▶ GOAL: Each line containing the word "this" needs to be copied.

━━ DATA LISTING

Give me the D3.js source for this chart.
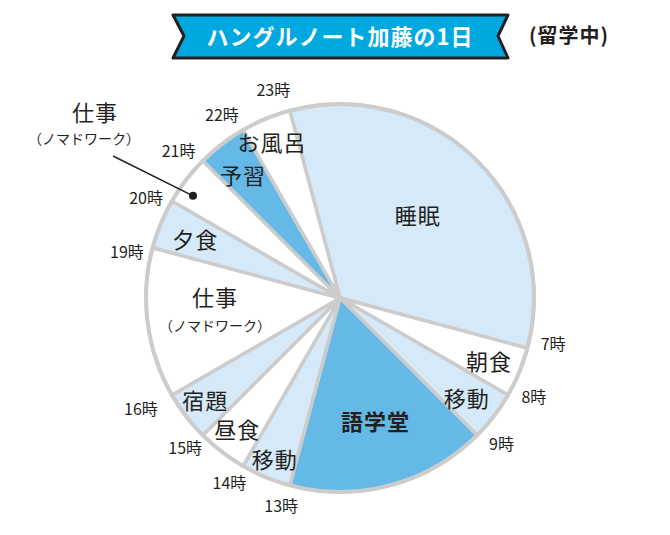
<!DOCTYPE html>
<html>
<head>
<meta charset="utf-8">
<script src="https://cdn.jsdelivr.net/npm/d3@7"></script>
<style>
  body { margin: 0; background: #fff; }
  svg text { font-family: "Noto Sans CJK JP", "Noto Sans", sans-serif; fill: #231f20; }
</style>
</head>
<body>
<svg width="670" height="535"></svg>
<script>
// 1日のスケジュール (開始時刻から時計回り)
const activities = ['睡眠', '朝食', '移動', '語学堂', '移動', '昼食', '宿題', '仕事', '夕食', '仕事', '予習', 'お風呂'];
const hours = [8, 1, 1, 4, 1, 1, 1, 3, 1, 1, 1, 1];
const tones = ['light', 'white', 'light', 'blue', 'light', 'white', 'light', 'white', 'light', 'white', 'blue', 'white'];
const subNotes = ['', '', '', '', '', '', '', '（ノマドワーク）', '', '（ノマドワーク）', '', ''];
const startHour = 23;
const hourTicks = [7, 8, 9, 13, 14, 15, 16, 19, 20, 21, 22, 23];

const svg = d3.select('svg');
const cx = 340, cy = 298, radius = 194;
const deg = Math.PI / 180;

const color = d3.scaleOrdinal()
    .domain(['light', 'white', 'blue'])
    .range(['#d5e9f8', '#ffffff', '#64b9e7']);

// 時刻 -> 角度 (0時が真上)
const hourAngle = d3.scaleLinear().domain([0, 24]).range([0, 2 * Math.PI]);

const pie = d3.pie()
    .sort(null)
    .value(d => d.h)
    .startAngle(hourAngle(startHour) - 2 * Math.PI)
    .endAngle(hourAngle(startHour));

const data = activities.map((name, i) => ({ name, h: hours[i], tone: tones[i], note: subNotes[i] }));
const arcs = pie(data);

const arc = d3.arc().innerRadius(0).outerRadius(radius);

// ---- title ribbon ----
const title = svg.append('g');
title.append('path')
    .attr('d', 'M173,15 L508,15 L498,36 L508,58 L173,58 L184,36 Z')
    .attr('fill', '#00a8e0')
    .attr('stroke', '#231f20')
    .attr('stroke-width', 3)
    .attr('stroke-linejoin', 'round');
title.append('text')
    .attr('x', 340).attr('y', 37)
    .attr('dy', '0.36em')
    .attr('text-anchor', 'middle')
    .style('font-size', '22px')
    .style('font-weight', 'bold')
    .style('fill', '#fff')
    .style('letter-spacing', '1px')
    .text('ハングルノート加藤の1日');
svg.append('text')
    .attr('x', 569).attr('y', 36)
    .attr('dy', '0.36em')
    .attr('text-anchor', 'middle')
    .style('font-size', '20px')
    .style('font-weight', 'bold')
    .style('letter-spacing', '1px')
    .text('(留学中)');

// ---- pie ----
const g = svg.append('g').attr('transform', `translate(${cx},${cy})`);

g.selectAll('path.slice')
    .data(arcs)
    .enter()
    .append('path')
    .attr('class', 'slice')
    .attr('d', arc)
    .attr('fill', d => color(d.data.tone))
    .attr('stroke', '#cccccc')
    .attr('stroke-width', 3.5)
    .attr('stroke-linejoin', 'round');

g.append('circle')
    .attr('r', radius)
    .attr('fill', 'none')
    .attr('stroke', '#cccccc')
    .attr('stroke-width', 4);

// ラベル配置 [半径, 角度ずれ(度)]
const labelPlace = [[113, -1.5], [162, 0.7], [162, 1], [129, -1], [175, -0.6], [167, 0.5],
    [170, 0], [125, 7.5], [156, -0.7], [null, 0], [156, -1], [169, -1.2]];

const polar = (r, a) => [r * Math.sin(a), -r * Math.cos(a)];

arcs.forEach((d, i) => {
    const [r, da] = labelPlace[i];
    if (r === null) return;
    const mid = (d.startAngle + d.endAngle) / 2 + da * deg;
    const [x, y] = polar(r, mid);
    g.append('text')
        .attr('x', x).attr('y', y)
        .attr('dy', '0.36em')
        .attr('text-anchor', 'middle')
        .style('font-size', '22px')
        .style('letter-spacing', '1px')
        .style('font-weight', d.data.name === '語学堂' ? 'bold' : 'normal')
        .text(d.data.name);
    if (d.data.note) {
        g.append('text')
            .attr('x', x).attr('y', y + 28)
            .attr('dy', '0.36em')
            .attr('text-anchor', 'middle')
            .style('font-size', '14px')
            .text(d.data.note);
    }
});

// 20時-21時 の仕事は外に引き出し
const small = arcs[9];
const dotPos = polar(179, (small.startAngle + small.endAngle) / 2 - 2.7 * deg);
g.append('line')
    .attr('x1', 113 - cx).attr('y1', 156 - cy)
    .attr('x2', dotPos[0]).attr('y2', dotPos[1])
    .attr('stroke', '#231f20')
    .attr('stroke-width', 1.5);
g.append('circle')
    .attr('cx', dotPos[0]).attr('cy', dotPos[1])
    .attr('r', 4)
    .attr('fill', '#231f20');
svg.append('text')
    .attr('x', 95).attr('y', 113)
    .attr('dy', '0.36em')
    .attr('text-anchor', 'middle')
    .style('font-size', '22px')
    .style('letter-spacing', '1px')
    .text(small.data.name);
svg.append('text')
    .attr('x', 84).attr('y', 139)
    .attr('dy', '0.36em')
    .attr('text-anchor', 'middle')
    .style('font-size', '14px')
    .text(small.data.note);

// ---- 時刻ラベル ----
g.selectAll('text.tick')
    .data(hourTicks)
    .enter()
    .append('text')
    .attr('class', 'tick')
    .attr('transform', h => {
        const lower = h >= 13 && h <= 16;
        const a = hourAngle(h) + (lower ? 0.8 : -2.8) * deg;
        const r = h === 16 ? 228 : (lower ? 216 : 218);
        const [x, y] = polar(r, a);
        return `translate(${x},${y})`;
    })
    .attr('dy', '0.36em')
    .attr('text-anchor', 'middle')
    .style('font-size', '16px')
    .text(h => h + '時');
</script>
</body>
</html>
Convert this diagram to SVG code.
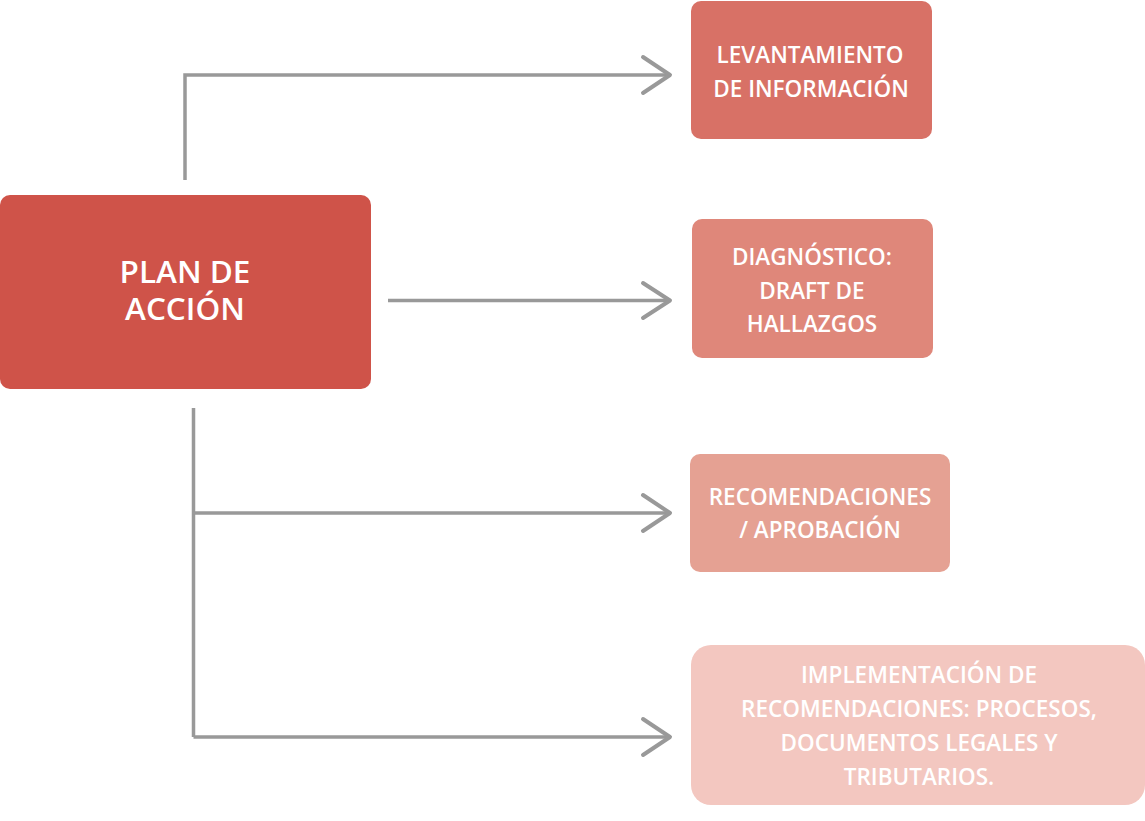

━━━━

▶ RESPONSE TO THE EXERCISE:
Give me the D3.js source for this chart.
Convert this diagram to SVG code.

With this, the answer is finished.